- 12°27′24″S 130°49′33″E﻿ / ﻿12.4568°S 130.8257°E
- Location: Herring Road, Larrakeyah, Northern Territory, Australia

Commonwealth Heritage List
- Official name: Larrakeyah Barracks Sergeants Mess
- Type: Listed place (Historic)
- Designated: 22 June 2004
- Reference no.: 105193

= Larrakeyah Barracks Sergeants' Mess =

Larrakeyah Barracks Sergeants Mess is a heritage-listed barracks at Herring Road, Larrakeyah, Northern Territory, Australia. It was added to the Australian Commonwealth Heritage List on 22 June 2004.

== History ==

Larrakeyah Barracks was developed from 1934 as one of the first major commitments to national defence in the north of Australia. Some defence construction work began in the 1920s but it was in 1934 that work began on quarters. Then in 1939 the Darwin Garrison was replaced by the Darwin Mobile Force and work began in earnest on the construction of a major base at Larrakeyah. The defence build up transformed Darwin from an isolated outpost into a rapidly growing and modern town. In late 1941 at the commencement of the Pacific War, at least 10,000 service personnel were in and around Darwin.

The Sergeants Mess was designed in 1939 and built the following year. Designer of the building was the notable government architect B. C. G.Burnett, who had a significant influence over Darwin's architecture during the period.

== Description ==
Larrakeyah Barracks Sergeants Mess is at the corner of Herring Road and Stevens Terrace, Larrakeyah Barracks, Darwin, including the landscaped area to the front.

The Sergeants Mess (Building 205) is among the first Moderne style designs in Darwin. It is built of reinforced concrete with corrugated iron roofing. It has two storeys which incorporate spacious living, dining, entertaining and bedroom areas. The building is well ventilated with louvred walls, wide high open internal spaces, verandahs, wide eaves and employing cross ventilation and fans for cooling. The sergeant's symbol has been used as a decorative motif on external walls and in the floor of the entrance hall. The mess and kitchen are on the ground floor, with the bar and lounge above. Accommodation is at both levels in the wings to each side.
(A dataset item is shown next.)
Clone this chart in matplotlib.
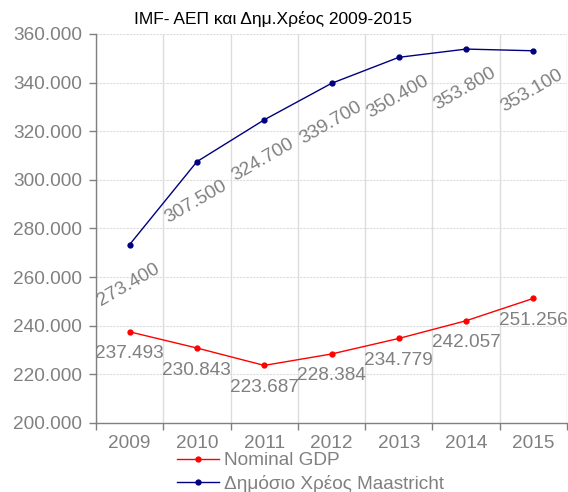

The structure's condition can best be described as fair. The steel reinforcing had corroded which led to structural weakness and extensive cracking of the concrete. Refurbishment took place in 1994, a fire detection system was installed in 1995, and termite damage was being treated during June 2002. The building had a very high degree of integrity as of April 2003.

== Heritage listing ==

Larrakeyah Barracks Sergeants Mess was listed on the Australian Commonwealth Heritage List on 22 June 2004 with the following rationale:

The Sergeants Mess, built in 1940, is architecturally significant as a rare example of a public building designed in response to the climatic conditions of the tropical environment in the era before mechanical air conditioning. It has further significance as an early Darwin example of Moderne architecture incorporating tropical design characteristics.

The building is significant for its association with the notable government architect, B. C. G.Burnett, who made an important contribution to Darwin's architecture during the period.

The Mess is historically important for its association with the buildup of defence infrastructure in the years preceding the outbreak of the Pacific War, and with the development of Darwin into a major centre at that time.